The scientific theme of the Stellar and Galactic Physics team is twofold. On the one hand the study of the structure and properties of our Galaxy and the galaxies of the Local Group, to constrain their formation and evolution, on the other hand the study of the fundamental properties of stars, such as their internal structure and the associated physical and chemical mechanisms.

The Gaia sky
This image shows Gaia’s all-sky view of the Milky Way and its satellite galaxies based on measurements of almost 1.7 billion stars.
Credits: ESA/Gaia/DPAC, CC BY-SA 3.0 IGO

Our team, a pioneer in space astrometry with the Hipparcos satellite, is deeply involved in the Gaia space mission. It has played a major role in the design of the instruments and in particular the Radial Velocity Spectrometer (RVS). Today, the team contributes to the Gaia-DPAC consortium in the processing of spectroscopic data (for which it is responsible) and multiple systems, as well as data validation. In particular, the team led the validation of the first two Gaia catalogues (DR1: September 2016, DR2: April 2018) and the production of the largest catalogue of stellar radial velocities containing more than 7 million measurements.

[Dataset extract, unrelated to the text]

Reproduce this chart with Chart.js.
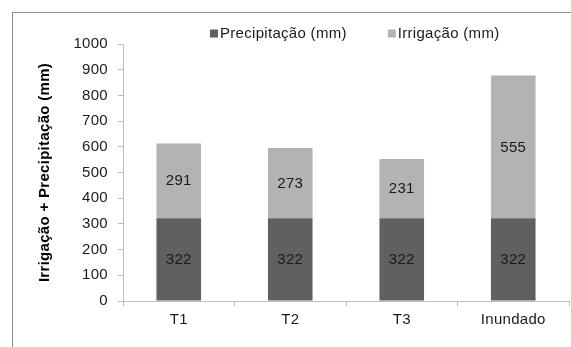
<!DOCTYPE html>
<html>
<head>
<meta charset="utf-8">
<script src="https://cdn.jsdelivr.net/npm/chart.js@4/dist/chart.umd.min.js"></script>
<style>
  html, body { margin: 0; padding: 0; background: #fff; }
  #wrap { position: relative; width: 571px; height: 347px; overflow: hidden; }
  #frame { position: absolute; left: 12px; top: 12px; width: 700px; height: 500px; border: 1px solid #8c8c8c; box-sizing: border-box; }
  canvas { position: absolute; left: 0; top: 0; }
</style>
</head>
<body>
<div id="wrap">
  <div id="frame"></div>
  <canvas id="c" width="571" height="347"></canvas>
</div>
<script>
const categories = ['T1', 'T2', 'T3', 'Inundado'];
const precipitacao = [322, 322, 322, 322];
const irrigacao = [291, 273, 231, 555];
const yTicks = [0, 100, 200, 300, 400, 500, 600, 700, 800, 900, 1000];

const FONT = 'Liberation Sans, Arial, sans-serif';
const AXIS = '#bdbdbd';
const TEXT = '#1a1a1a';
const SPACING = '0.3px';

const canvas = document.getElementById('c');
canvas.getContext('2d').letterSpacing = SPACING;

const spacing = {
  id: 'spacing',
  beforeInit(chart) { chart.ctx.letterSpacing = SPACING; },
  beforeUpdate(chart) { chart.ctx.letterSpacing = SPACING; },
  beforeDraw(chart) { chart.ctx.letterSpacing = SPACING; }
};

const valueLabels = {
  id: 'valueLabels',
  afterDatasetsDraw(chart) {
    const ctx = chart.ctx;
    ctx.save();
    ctx.letterSpacing = SPACING;
    ctx.font = '15px ' + FONT;
    ctx.fillStyle = TEXT;
    ctx.textAlign = 'center';
    ctx.textBaseline = 'middle';
    chart.data.datasets.forEach((ds, i) => {
      const meta = chart.getDatasetMeta(i);
      meta.data.forEach((el, j) => {
        const p = el.getProps(['x', 'y', 'base'], true);
        ctx.fillText(String(ds.data[j]), p.x, (p.y + p.base) / 2 + 0.5);
      });
    });
    ctx.restore();
  }
};

const customLegend = {
  id: 'customLegend',
  afterDraw(chart) {
    const ctx = chart.ctx;
    const area = chart.chartArea;
    ctx.save();
    ctx.letterSpacing = SPACING;
    ctx.font = '15px ' + FONT;
    ctx.textBaseline = 'middle';
    ctx.textAlign = 'left';
    const cy = 33.5;
    const box = 8;
    let x = area.left + 87;
    chart.data.datasets.forEach(ds => {
      ctx.fillStyle = ds.backgroundColor;
      ctx.fillRect(x, cy - box / 2, box, box);
      ctx.fillStyle = TEXT;
      ctx.fillText(ds.label, x + box + 2, cy);
      x += box + 2 + ctx.measureText(ds.label).width + 41;
    });
    ctx.restore();
  }
};

new Chart(canvas, {
  type: 'bar',
  data: {
    labels: categories,
    datasets: [
      { label: 'Precipitação (mm)', data: precipitacao, backgroundColor: '#606060', barPercentage: 0.8, categoryPercentage: 0.5 },
      { label: 'Irrigação (mm)', data: irrigacao, backgroundColor: '#b3b3b3', barPercentage: 0.8, categoryPercentage: 0.5 }
    ]
  },
  options: {
    responsive: false,
    animation: false,
    events: [],
    layout: { padding: { top: 44, right: 2, bottom: 13, left: 0 } },
    plugins: {
      tooltip: { enabled: false },
      legend: { display: false }
    },
    scales: {
      x: {
        stacked: true,
        grid: { display: true, drawOnChartArea: false, drawTicks: true, tickLength: 5, color: AXIS, offset: true },
        border: { color: AXIS, width: 1 },
        ticks: { font: { family: FONT, size: 15 }, color: TEXT, padding: 5 }
      },
      y: {
        stacked: true,
        min: 0, max: 1000,
        afterBuildTicks(axis) { axis.ticks = yTicks.map(v => ({ value: v })); },
        afterFit(axis) { axis.width = 123; },
        grid: { display: true, drawOnChartArea: false, drawTicks: true, tickLength: 5, color: AXIS },
        border: { color: AXIS, width: 1 },
        ticks: { font: { family: FONT, size: 15 }, color: TEXT, padding: 10, callback: v => String(v) },
        title: {
          display: true,
          text: 'Irrigação + Precipitação (mm)',
          font: { family: FONT, size: 15, weight: 'bold' },
          color: '#000',
          padding: { top: 36, bottom: 0 }
        }
      }
    }
  },
  plugins: [spacing, valueLabels, customLegend]
});
</script>
</body>
</html>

We are also deeply involved in the design of the WEAVE spectroscopic surveys at the William Herschel Telescope and MOONS at the VLT, with the French responsibility for the WEAVE survey.

In addition to the characterisation of the fundamental properties of stars and the physical properties of the Galaxy, our team also combines a strong expertise in modelling. We develop advanced chemical evolution models to describe the evolution of galactic stellar populations, as well as to reconstruct the stellar formation of our Galaxy; we develop dynamic and chemo-dynamic simulations to model the key evolutionary processes of a disk galaxy like ours (satellite accretions, formation and evolution of the stellar bar and bulge, secular evolution); we develop hydrodynamic simulations to model stellar atmospheres (effective temperature, granularity, velocity fields) and the impact their structure has on chemical abundances.

Our expertise thus allows us to cover a wide range of themes and spatial scales: from the first stars formed in the Milky Way, and mainly distributed in the stellar halo, to the most metal-rich stars in the disc and bulge; from the structure of the interstellar medium to the history of gas accretion in our Galaxy as a function of time; from globular galactic clusters to the dwarf galaxies of the Local Group.